В этом благословенном местечке я не задержался. Спустя несколько дней после прибытия в лагерь я подрался с толстым негром-заключенным по имени Боджэк. Он работал в столовой. Про Боджэка было известно, что он старательно оказывает администрации лагеря мелкие услуги, а был «макальщиком»: стоило Боджэку отвернуться, я зачерпывал ложкой еще больше еды. Однажды Боджэк попытался мне помешать. Тогда я во всеуслышание объявил, что он служит интересам угнетателей, и с размаху ударил толстяка стальным подносом. Когда меня оттащили от Боджэка, то сразу же отправили в Грэйстоун, тюрьму строгого режима в Санта-Рите.
Здесь заключенных целыми днями держали взаперти в каменном мешке. И это было не единственная беда. Благодаря полученному в карцере опыту я смог выжить в этих условиях, хотя и был не в силах сносить такое обращение совершенно безропотно. Еда в Грэйстоуне была не лучше, чем в Аламедской окружной тюрьме, и я постоянно протестовал против отвратительной кормежки, а также требовала лучше обогревать камеру. Половину срока мы жили вообще без отопления.
В любой тюрьме найдутся беспокойные соседи. В Санта-Рите тоже был такой: он орал днями и ночами во всю мощь своих легких. Глотка у него, наверное, была луженая. Время от времени к нему в камеру приходили охранники и обливали его ведрами холодной воды. Постепенно он утихомиривался, и громкий крик сменялся хриплым кашлем, переходящим в едва различимый писк и, наконец, просто в шепот. Шумный заключенный раньше меня вышел на свободу, но его выкрики еще долго раздавались в моей голове.
В конце концов, я довел администрацию тюрьмы до белого каления своими бесконечными жалобами и протестами. Не выдержав, они отправили меня обратно в Оклендскую тюрьму, где я отсидел в одиночной камере остаток срока. К тому моменту я уже притерпелся к холоду. И поныне мне не очень нравится жара в помещении, какая бы ни была температура снаружи. Даже в этих суровых условиях обращение со мной в тюрьме очень много сказало мне о тех, кто выдумал такую форму наказания. Я отлично их знаю теперь.

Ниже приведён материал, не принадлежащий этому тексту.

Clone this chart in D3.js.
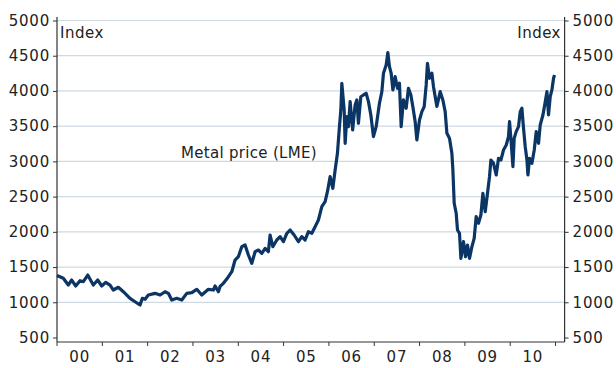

Сил является продолжателем организаторских начинаний черной и белой молодежи на сельском Юге. Он продолжает бороться… за требования, которые выдвигали студенты в начале шестидесятых, выступая за немедленное соблюдение основных гарантий и обещаний, закрепленных в Конституции и так долго нарушаемых незаконной властью белых. В то же время он сохранил за собой право нанести удар по самой системе.
Джулиан Бонд. Время говорить, время действовать
Выйдя из тюрьмы и вернувшись в 1965 году на улицы родного квартала, я вновь сошелся с Бобби Силом. Нам было о чем поговорить, к тому же я не виделся с ним больше года.